- Born: c. 1977 (age 48–49)
- Known for: Rana Plaza collapse
- Political party: Bangladesh Awami League
- Criminal charge: Corruption
- Criminal penalty: Three years in jail

= Sohel Rana (businessman) =

Bangladeshi businessman

Mohammad Sohel Rana (born 1977) is the owner of Rana Plaza, which collapsed in Savar, a sub-district near Dhaka, the capital of Bangladesh. He is a leader of the Jubo League, youth wing of the Bangladesh Awami League party.

==Rana Plaza collapse==

Rana and his father Abdul Khalek built Rana Plaza in 2006, after they reportedly had bullied off co-owners and falsified deeds to acquire full possession. He obtained permits from political allies to expand the building to five floors. On 23 April 2013, explosion-like sounds led people to bring in an engineer to inspect the building. After observing large cracks in supporting columns, the engineer fled the building and urged everyone to evacuate. Rana, who fielded local journalists on the bottom floor, told these reporters that the plaster on the wall was broken. The next day, Rana and the factory owners urged workers to return to their jobs. When a generator on an upper floor switched on and shook the building, the building collapsed, killing 1,134 people and wounding an estimated 2,500 others.
Rana's building was not built to facilitate factories. It was built to house shops and other small stores. Rana Plaza was not strong enough to handle the vibrations and power from the heavy machinery used by factories.

==Arrest and trial==
Rapid Action Battalion members arrested Sohel Rana from Benapole in Jessore District on 28 April 2013, four days after the Savar tragedy.

In March 2014, Rana was granted six months' bail by the High Court. This prompted angry reactions from labour leaders. However, Rana was not released from jail as other charges filed by police were pending.

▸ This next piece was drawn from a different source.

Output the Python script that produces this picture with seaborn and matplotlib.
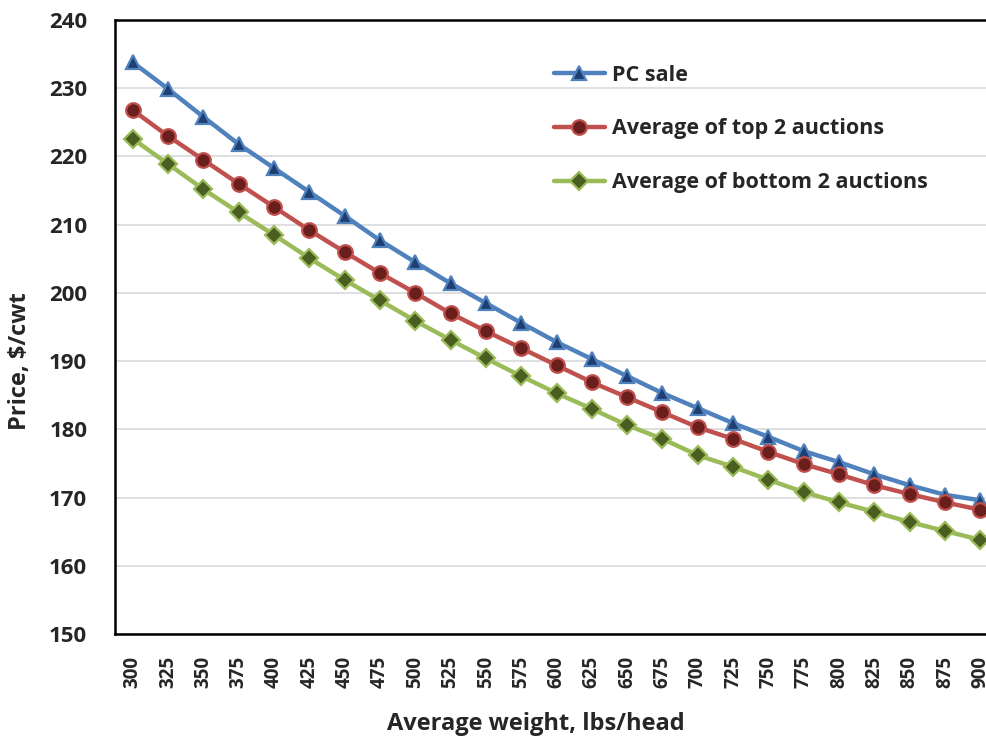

On 29 August 2017, Rana was sentenced to a maximum of three year imprisonment by a court for failing to declare his wealth to Bangladesh's anti-graft commission. The trials for murder and other charges were delayed due to appeals to the Supreme Court of Bangladesh. The murder trial resumed in February 2022. Rana, his parents Abdul Khaleque and Morjina Begum, and 34 others were charged with causing the deaths of the workers, along with four others charged for sheltering Rana. As of April 2026, the murder trial was ongoing, with 145 witness testimonies completed out of 594 planned witnesses.